Образ нищеты, которым вы закончили, дает нам еще одну метафору: нам не обязательно быть совершенно обнаженными, мы можем остаться в рубище — это тоже достаточная открытость.
Фредерика де Грааф: Я хорошо умею негодовать, когда касается других людей, больных: не один раз я сидела на исповеди у Владыки и говорила о том, что я не терплю, как люди ведут себя, и как это страшно, как люди относятся к больным, и т. д. и т. п. А Владыка тогда сказал: «Да, как нам трудно, нам надо научиться раздираться душой». И до сих пор я не научилась этому. Я думаю, что он очень был «за», чтобы прочувствовать и по-настоящему увидеть, что происходит внутри. Он даже, я думаю, сказал бы, что лучше грешить, чем не грешить, потому что тогда будет опыт жизни: не бойся грешить. Может, он потом бы говорил: «Ох ты, что я сказал…» Он говорил, что лучше согрешить и узнать, что есть. Однажды я что-то очень плохое сделала (он всегда видел положительное), и он говорит: «Ну, по крайней мере, ты знаешь сейчас, что есть последствие того, что было». Я думаю, что он был сторонником того, чтобы жить до конца, и всегда говорил: «Господь может работать с человеком, который настоящий — плохой или хороший, неважно, но чтобы был настоящим, иначе Он ничего не может сделать». И мне кажется, быть благочестивым — это очень опасно, особенно здесь, в России. Надо сначала пережить грех, а потом уже работать. Он всегда говорил мне и, может, другим: «Спеши увидеть зло в себе, думай о том, что есть плохое в тебе, и работай над этим, и потом только будет больше света».

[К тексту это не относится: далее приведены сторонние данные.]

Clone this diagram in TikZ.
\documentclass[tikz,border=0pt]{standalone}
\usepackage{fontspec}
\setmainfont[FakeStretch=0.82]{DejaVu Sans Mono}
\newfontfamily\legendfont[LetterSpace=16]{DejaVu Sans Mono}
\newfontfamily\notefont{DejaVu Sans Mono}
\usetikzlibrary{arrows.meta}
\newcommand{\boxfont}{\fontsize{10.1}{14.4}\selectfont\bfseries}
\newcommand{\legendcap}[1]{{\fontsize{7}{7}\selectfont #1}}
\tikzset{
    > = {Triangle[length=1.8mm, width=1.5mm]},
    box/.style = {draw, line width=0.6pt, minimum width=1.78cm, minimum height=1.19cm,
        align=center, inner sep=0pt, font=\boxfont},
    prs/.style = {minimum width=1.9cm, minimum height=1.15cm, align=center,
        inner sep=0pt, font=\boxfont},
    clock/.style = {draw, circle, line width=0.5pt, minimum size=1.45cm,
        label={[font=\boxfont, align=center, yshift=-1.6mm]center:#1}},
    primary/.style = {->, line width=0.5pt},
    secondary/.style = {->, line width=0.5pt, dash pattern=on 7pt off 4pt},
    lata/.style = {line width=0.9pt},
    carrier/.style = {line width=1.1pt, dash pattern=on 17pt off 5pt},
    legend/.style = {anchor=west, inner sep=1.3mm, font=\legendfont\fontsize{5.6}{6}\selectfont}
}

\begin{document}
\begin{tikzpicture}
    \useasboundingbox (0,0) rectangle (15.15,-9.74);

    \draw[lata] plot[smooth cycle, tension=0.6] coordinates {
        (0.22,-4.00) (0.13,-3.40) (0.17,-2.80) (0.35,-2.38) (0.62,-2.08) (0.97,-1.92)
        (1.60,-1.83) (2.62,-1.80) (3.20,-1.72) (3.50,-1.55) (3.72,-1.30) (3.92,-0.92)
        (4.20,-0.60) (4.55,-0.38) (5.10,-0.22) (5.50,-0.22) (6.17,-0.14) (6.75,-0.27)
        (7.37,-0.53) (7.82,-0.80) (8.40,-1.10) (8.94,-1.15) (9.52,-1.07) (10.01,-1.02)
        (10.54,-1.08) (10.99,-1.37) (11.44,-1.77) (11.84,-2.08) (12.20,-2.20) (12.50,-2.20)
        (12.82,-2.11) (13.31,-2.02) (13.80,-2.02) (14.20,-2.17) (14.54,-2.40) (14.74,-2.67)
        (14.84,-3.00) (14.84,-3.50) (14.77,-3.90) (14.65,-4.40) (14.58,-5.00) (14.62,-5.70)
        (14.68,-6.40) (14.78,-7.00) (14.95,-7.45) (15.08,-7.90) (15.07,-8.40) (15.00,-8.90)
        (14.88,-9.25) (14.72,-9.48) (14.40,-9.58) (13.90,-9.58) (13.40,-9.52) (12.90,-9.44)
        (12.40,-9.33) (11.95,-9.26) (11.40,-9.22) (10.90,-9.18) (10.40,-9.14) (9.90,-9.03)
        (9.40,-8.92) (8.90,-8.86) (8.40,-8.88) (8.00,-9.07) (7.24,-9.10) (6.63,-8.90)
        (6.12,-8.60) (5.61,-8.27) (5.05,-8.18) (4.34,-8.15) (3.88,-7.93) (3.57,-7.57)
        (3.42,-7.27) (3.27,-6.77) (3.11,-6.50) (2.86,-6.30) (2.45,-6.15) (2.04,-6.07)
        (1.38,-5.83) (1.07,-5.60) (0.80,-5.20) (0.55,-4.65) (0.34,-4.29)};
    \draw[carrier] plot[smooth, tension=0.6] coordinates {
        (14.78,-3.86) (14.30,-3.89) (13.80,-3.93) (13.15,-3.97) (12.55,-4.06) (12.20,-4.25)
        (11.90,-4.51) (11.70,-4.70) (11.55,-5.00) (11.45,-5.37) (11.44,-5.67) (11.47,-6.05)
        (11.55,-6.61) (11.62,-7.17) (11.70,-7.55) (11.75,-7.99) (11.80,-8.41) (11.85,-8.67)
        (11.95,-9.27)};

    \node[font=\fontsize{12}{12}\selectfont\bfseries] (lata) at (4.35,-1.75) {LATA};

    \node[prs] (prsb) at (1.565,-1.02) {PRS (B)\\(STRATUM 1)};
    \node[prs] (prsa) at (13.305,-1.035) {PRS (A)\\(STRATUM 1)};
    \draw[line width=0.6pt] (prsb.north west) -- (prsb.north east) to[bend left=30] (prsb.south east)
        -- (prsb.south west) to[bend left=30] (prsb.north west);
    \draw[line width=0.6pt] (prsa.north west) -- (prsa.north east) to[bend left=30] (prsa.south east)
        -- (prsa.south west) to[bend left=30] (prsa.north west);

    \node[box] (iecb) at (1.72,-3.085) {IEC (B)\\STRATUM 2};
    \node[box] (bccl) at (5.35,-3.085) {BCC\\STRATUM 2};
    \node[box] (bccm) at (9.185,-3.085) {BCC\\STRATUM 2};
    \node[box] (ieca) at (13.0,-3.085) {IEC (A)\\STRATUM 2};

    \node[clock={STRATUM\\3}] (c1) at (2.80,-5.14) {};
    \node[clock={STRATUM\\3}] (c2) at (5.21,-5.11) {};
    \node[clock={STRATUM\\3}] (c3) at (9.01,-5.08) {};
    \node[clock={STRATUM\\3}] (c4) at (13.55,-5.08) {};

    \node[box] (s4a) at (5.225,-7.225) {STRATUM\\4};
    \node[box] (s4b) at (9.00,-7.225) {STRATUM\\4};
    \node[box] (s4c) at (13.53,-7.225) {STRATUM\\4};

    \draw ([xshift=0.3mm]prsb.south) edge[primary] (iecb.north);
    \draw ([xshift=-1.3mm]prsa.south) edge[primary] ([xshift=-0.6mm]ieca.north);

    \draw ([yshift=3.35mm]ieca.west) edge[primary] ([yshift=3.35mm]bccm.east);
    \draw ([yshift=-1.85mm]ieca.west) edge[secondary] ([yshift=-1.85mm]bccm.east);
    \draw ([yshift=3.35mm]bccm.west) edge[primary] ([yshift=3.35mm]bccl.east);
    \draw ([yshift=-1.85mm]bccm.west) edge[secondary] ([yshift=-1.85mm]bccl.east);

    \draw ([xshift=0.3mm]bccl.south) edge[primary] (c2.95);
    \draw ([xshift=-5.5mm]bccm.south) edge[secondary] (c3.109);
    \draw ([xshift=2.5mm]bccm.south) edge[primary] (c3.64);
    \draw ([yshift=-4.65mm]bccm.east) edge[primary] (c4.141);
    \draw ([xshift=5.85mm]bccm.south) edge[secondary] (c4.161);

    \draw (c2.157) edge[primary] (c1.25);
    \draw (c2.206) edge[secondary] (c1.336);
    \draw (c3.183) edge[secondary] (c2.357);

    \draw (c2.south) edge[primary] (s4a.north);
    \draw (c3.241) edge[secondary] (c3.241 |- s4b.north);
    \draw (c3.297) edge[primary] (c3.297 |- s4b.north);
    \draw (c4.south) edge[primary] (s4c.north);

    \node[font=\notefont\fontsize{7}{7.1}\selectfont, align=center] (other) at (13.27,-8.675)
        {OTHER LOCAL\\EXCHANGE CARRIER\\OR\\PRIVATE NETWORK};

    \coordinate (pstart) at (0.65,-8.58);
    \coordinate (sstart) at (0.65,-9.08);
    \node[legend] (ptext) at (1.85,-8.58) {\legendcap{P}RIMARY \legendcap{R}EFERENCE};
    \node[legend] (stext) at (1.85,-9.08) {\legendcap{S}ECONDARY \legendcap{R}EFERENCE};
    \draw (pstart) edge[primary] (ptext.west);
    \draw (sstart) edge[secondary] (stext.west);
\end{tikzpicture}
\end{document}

Кто-то сказал, что у их пациентов очень часто нет доверия к себе. Владыка говорил, что почти у всех людей, которых он принимает по пятнадцать часов в день, он видит неверие в себя. И, мне кажется, это глубже, чем психологический подход: если есть вера в себя — потому что Господь верит в нас, — тогда человек может начать видеть себя обнаженным и настоящим. Однажды он мне говорил: «Радуйся, что Господь показывает тебе то неприглядное, что в тебе есть, — это значит, что у тебя есть достаточно любви, чтобы начать видеть плохое».
Ф.Е. Василюк: Мне кажется, тот эпизод, который ты привела, — самая прекрасная иллюстрация всего, о чем мы говорим: когда ты говорила о своем гневе на них, ты выражала этот гнев, но выражала не перед лицом Бога, а перед лицом Владыки. Это было не просто стихийное разрешение себе гневаться, обвинять их, но это было сказано перед ним, и именно это и дало возможность получить тебе тот духовный совет, который ты получила: «раздирайся душой». Потому что если бы ты говорила: какие они хорошие, какие они терпеливые, ты бы лукавила (на тебя это не похоже), и этого совета бы не получила.